| Year | W | L | ERA | GS | IP | K | BB | WHIP | K/9 |
|---|---|---|---|---|---|---|---|---|---|
| 2024 | 5 | 8 | 3.99 | 20 | 99.0 | 38 | 33 | 1.29 | 3.44 |
| 2025 | 4 | 9 | 4.71 | 22 | 109.1 | 49 | 40 | 1.45 | 4.0 |
| 2026 ST | — | — | — | — | — | — | — | — | — |
Elite Ground Balls. Zero Swing-and-Miss. That's the Problem.
Jack Kochanowicz generates ground balls at an elite rate — 57.3% in 2024, third-best in the AL. At 6'7" with a heavy sinker that bores into right-handed hitters, he has a legitimate weapon that produces soft contact. A ground ball machine in a league that increasingly values launch angle is a real competitive advantage.
The problem is sitting right next to the asset: 3.44 K/9 in 2024 was the worst mark of any MLB starter with 50+ innings pitched. He threw his sinker 72% of the time. Lineups that set up against it — sitting on the heater, taking the sinker, attacking elevated pitches — had a clear path against him. The margin for error in the AL West without any swing-and-miss stuff is dangerously thin.
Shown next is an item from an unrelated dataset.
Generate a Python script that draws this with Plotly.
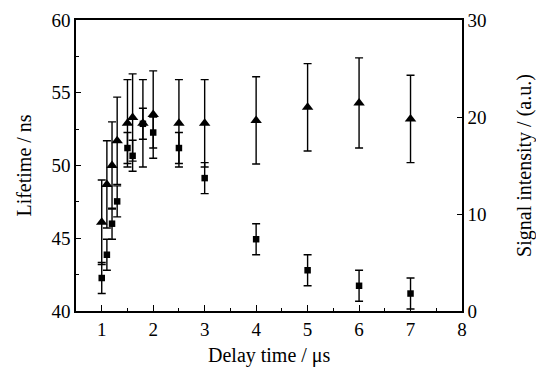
import plotly.graph_objects as go

# Data
delay = [1.0, 1.1, 1.2, 1.3, 1.5, 1.6, 1.8, 2.0, 2.5, 3.0, 4.0, 5.0, 6.0, 7.0]
lifetime = [46.1, 48.7, 50.0, 51.7, 52.9, 53.3, 52.9, 53.5, 52.9, 52.9, 53.1, 54.0, 54.3, 53.2]
lifetime_err = [2.9, 3.0, 3.0, 3.0, 3.0, 3.0, 3.0, 3.0, 3.0, 3.0, 3.0, 3.0, 3.1, 3.0]
signal = [3.4, 5.8, 9.0, 11.3, 16.8, 16.0, 19.3, 18.4, 16.8, 13.7, 7.4, 4.2, 2.6, 1.8]
signal_err = [1.6, 1.6, 1.6, 1.6, 1.6, 1.6, 1.6, 1.6, 1.6, 1.6, 1.6, 1.6, 1.6, 1.6]

x_ticks = [1, 2, 3, 4, 5, 6, 7, 8]

FONT = "Liberation Serif"
TICK_SIZE = 19
TITLE_SIZE = 20

fig = go.Figure()
fig.add_trace(go.Scatter(
    x=delay, y=lifetime, mode="markers", name="Lifetime",
    marker=dict(symbol="triangle-up", size=10, color="black"),
    error_y=dict(type="data", array=lifetime_err, color="black", thickness=1.4, width=4),
    yaxis="y",
))
fig.add_trace(go.Scatter(
    x=delay, y=signal, mode="markers", name="Signal intensity",
    marker=dict(symbol="square", size=6.5, color="black"),
    error_y=dict(type="data", array=signal_err, color="black", thickness=1.4, width=4),
    yaxis="y2",
))

axis_common = dict(
    showgrid=False, zeroline=False, showline=True, linecolor="black", linewidth=1.5,
    ticks="inside", tickcolor="black", tickwidth=1.3, automargin=False,
    tickfont=dict(family=FONT, size=TICK_SIZE, color="black"),
)

fig.update_layout(
    width=536, height=367,
    margin=dict(l=76, r=74, t=20, b=56),
    paper_bgcolor="white", plot_bgcolor="white",
    showlegend=False,
    font=dict(family=FONT, color="black"),
    xaxis=dict(
        **axis_common, range=[0.5, 8], tickvals=x_ticks, ticklen=6, mirror=True,
        minor=dict(ticks="inside", dtick=0.5, tick0=0.5, ticklen=3, tickcolor="black", tickwidth=1.2),
    ),
    yaxis=dict(
        **axis_common, range=[40, 60], dtick=5, ticklen=5, mirror=True,
        minor=dict(ticks="inside", dtick=2.5, ticklen=3, tickcolor="black", tickwidth=1.2),
        title=dict(text="Lifetime / ns", font=dict(family=FONT, size=TITLE_SIZE, color="black"), standoff=14),
    ),
    yaxis2=dict(
        **axis_common, range=[0, 30], dtick=10, ticklen=5, overlaying="y", side="right",
        title=dict(text="Signal intensity / (a.u.)", font=dict(family=FONT, size=TITLE_SIZE, color="black"), standoff=33),
    ),
    annotations=[dict(
        text="Delay time / μs", xref="paper", yref="paper", x=0.5, y=0,
        xanchor="center", yanchor="top", yshift=-31, showarrow=False,
        font=dict(family=FONT, size=TITLE_SIZE, color="black"),
    )],
)

fig.write_html("out.html")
His spring debut on Feb 24 vs Colorado was more of the same pattern: 1⅔ IP, went to sinker early and often. The leash is short in the fifth-starter competition against Manoah. If Manoah's velocity holds through April, Kochanowicz begins the year in Salt Lake. If he shows a second weapon before then, the conversation changes.